Dünyanın en hızlı tempolu ülkelerinden biri olan Japonya, çalışkanlık kültürüyle tanınıyor. Uzun mesai saatleri, yoğun tempo ve az uyku, Japon yaşam tarzının bir parçası ama burada ilginç bir durum var. Japonya’da iş yerinde ya da toplu taşımada uyuyakalmak ayıp değil, hatta saygı göstergesi olarak görülüyor.

ÇALIŞKANLIĞIN SEMBOLÜ

Japon kültüründe bu duruma “Inemuri” deniyor. Kelime anlamıyla “görev başında uyumak” demek olan inemuri, toplumda “varlığını koruyarak uyumak” gibi daha derin bir anlam taşıyor.
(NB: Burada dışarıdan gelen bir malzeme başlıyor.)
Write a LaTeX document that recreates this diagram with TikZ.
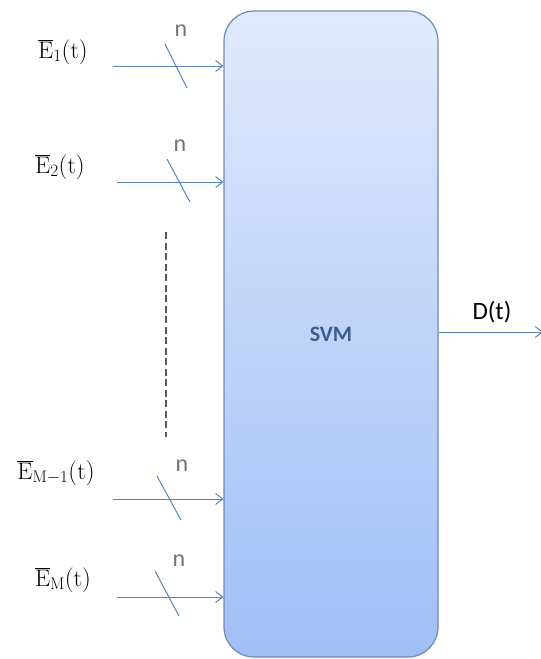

Japonlar kısa süreli uykulara kimse garip bakmıyor çünkü bu, kişinin işine ne kadar adanmış olduğunun bir göstergesi kabul ediliyor.

Tarihsel olarak bu anlayışın kökleri samuraylara ve bilginlere kadar uzanıyor. Eskiden az uyuyup çok çalışan, görevine kendini adayan kişiler toplumda övgüyle anılırdı. Bu kültür modern Japonya’ya taşındı ve günümüzde de geçerliliğini koruyor.

YOĞUN ÇALIŞMA TEMPOSUNUN YANSIMASI 

Japonya, dünyanın en az uyuyan ülkelerinden biri. Ortalama bir Japon yetişkinin günlük uyku süresi 6 saatin altında. Bu nedenle ofiste ya da metroda uyuyan birini görmek sıradan bir manzara fakat bu durum tembellik olarak değil, yoğun çalışma temposunun bir yansıması olarak görülüyor. Bir çalışan iş yerinde kısa süreli uyuyorsa, bu onun gece geç saatlere kadar çalıştığının bir işareti olarak kabul ediliyor. Yöneticiler ya da iş arkadaşları bu duruma tepki göstermek yerine genellikle anlayışla yaklaşıyor, hatta saygı duyuyor.

SOSYAL BİR KABUL

Akademisyenler, inemuri’yi “mini mola” veya “aktif dinlenme” olarak tanımlıyor. Japon toplumunda kısa süreli uyku, bir sosyal katılım biçimi sayılıyor. Yani kişi uyurken bile topluma dahil, üretkenliğini sürdüren biri olarak görülüyor. Bu anlayış, Japonların zamanı değerlendirme biçimini de yansıtıyor. Onlara göre zaman yalnızca “çalışma” ve “uyku” olarak keskin bir şekilde ayrılmıyor. Gün içinde birkaç dakikalık kısa uykularla zihin tazelenebiliyor.